**WORK INSTRUCTIONS:** Would you repeat the listing exactly but omit every picture?
[start GIVEN INFORMATION]
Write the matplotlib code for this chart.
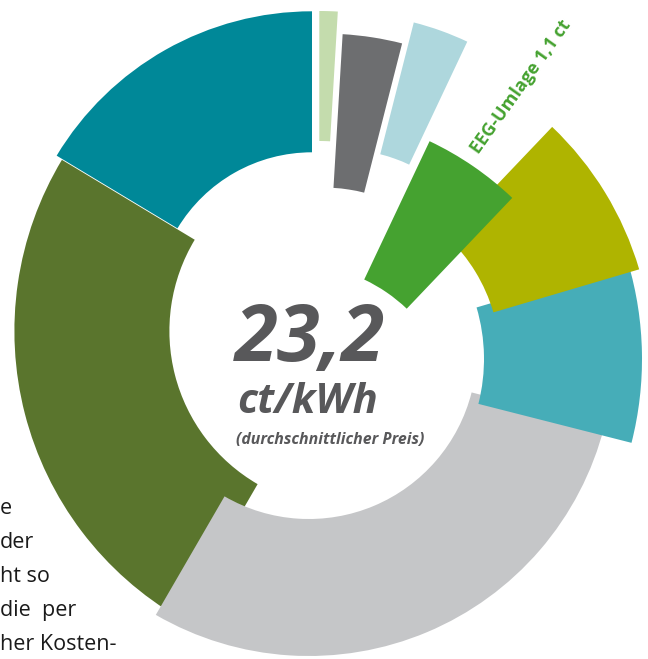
import numpy as np
import matplotlib.pyplot as plt
from matplotlib.patches import Wedge

# Strompreis-Bestandteile in ct/kWh, im Uhrzeigersinn ab 12 Uhr
parts = ['KWK', 'Teil 2', 'Teil 3', 'EEG-Umlage', 'Teil 5', 'Teil 6', 'Teil 7', 'Teil 8', 'Teil 9']
values = [0.22, 0.70, 0.71, 1.18, 1.93, 1.98, 6.82, 5.86, 3.80]
total_label = '23,2'
unit_label = 'ct/kWh'
sub_label = '(durchschnittlicher Preis)'
eeg_label = 'EEG-Umlage 1,1 ct'
body_lines = ['e', 'der', 'ht so', 'die  per', 'her Kosten-']

# Stil: Farben, Versatz der Segmente (Pixel) und Radien
colors = ['#c4dcad', '#6d6e70', '#aed7dd', '#45a230', '#afb400',
          '#46adb8', '#c5c6c8', '#5a752d', '#008898']
offsets = [(-0.7, -23), (3.7, 6.6), (20.8, -35.7), (-25, 81), (9.4, 15.8),
           (-18, 14), (-11.2, 6), (26.4, -14), (-8, -35.7)]
r_out = [311, 318, 296, 315, 323, 340, 305, 332, 298]
r_in = [181, 164, 160, 162, 171, 182, 168, 177, 157]

W, H = 648, 659
base = (320, 345)

fig = plt.figure(figsize=(W/100, H/100), dpi=100)
ax = fig.add_axes([0, 0, 1, 1])
ax.set_xlim(0, W)
ax.set_ylim(0, H)
ax.axis('off')

# Winkel im Uhrzeigersinn ab oben aus den Werten
cum = np.concatenate([[0], np.cumsum(values)]) / sum(values) * 360

# von hinten nach vorne zeichnen, damit die Ueberlappungen stimmen
for i in reversed(range(len(values))):
    cx = base[0] + offsets[i][0]
    cy = H - (base[1] + offsets[i][1])
    w = Wedge((cx, cy), r_out[i], 90 - cum[i+1], 90 - cum[i],
              width=r_out[i] - r_in[i], facecolor=colors[i], edgecolor='none')
    ax.add_patch(w)

fam = ['Open Sans', 'DejaVu Sans']
ax.text(235, H - 361, total_label, fontsize=56, fontweight='bold', style='italic',
        color='#58585a', family=fam, ha='left', va='baseline')
ax.text(237, H - 413, unit_label, fontsize=30, fontweight='bold', style='italic',
        color='#58585a', family=fam, ha='left', va='baseline')
ax.text(236, H - 444, sub_label, fontsize=11.4, fontweight='bold', style='italic',
        color='#58585a', family=fam, ha='left', va='baseline')

ax.text(521, H - 87, eeg_label, fontsize=13, fontweight='bold', color='#45a230',
        family=fam, rotation=54.5, rotation_mode='anchor', ha='center', va='center')

for k, line in enumerate(body_lines):
    ax.text(0, H - (514 + 34*k), line, fontsize=15.5, color='#1a1a1a',
            family=fam, ha='left', va='baseline')

fig.savefig('out.png', dpi=100)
[end GIVEN INFORMATION]
**ANSWER FOR THE TASK:**
Write the matplotlib code for this chart.
import numpy as np
import matplotlib.pyplot as plt
from matplotlib.patches import Wedge

# Strompreis-Bestandteile in ct/kWh, im Uhrzeigersinn ab 12 Uhr
parts = ['KWK', 'Teil 2', 'Teil 3', 'EEG-Umlage', 'Teil 5', 'Teil 6', 'Teil 7', 'Teil 8', 'Teil 9']
values = [0.22, 0.70, 0.71, 1.18, 1.93, 1.98, 6.82, 5.86, 3.80]
total_label = '23,2'
unit_label = 'ct/kWh'
sub_label = '(durchschnittlicher Preis)'
eeg_label = 'EEG-Umlage 1,1 ct'
body_lines = ['e', 'der', 'ht so', 'die  per', 'her Kosten-']

# Stil: Farben, Versatz der Segmente (Pixel) und Radien
colors = ['#c4dcad', '#6d6e70', '#aed7dd', '#45a230', '#afb400',
          '#46adb8', '#c5c6c8', '#5a752d', '#008898']
offsets = [(-0.7, -23), (3.7, 6.6), (20.8, -35.7), (-25, 81), (9.4, 15.8),
           (-18, 14), (-11.2, 6), (26.4, -14), (-8, -35.7)]
r_out = [311, 318, 296, 315, 323, 340, 305, 332, 298]
r_in = [181, 164, 160, 162, 171, 182, 168, 177, 157]

W, H = 648, 659
base = (320, 345)

fig = plt.figure(figsize=(W/100, H/100), dpi=100)
ax = fig.add_axes([0, 0, 1, 1])
ax.set_xlim(0, W)
ax.set_ylim(0, H)
ax.axis('off')

# Winkel im Uhrzeigersinn ab oben aus den Werten
cum = np.concatenate([[0], np.cumsum(values)]) / sum(values) * 360

# von hinten nach vorne zeichnen, damit die Ueberlappungen stimmen
for i in reversed(range(len(values))):
    cx = base[0] + offsets[i][0]
    cy = H - (base[1] + offsets[i][1])
    w = Wedge((cx, cy), r_out[i], 90 - cum[i+1], 90 - cum[i],
              width=r_out[i] - r_in[i], facecolor=colors[i], edgecolor='none')
    ax.add_patch(w)

fam = ['Open Sans', 'DejaVu Sans']
ax.text(235, H - 361, total_label, fontsize=56, fontweight='bold', style='italic',
        color='#58585a', family=fam, ha='left', va='baseline')
ax.text(237, H - 413, unit_label, fontsize=30, fontweight='bold', style='italic',
        color='#58585a', family=fam, ha='left', va='baseline')
ax.text(236, H - 444, sub_label, fontsize=11.4, fontweight='bold', style='italic',
        color='#58585a', family=fam, ha='left', va='baseline')

ax.text(521, H - 87, eeg_label, fontsize=13, fontweight='bold', color='#45a230',
        family=fam, rotation=54.5, rotation_mode='anchor', ha='center', va='center')

for k, line in enumerate(body_lines):
    ax.text(0, H - (514 + 34*k), line, fontsize=15.5, color='#1a1a1a',
            family=fam, ha='left', va='baseline')

fig.savefig('out.png', dpi=100)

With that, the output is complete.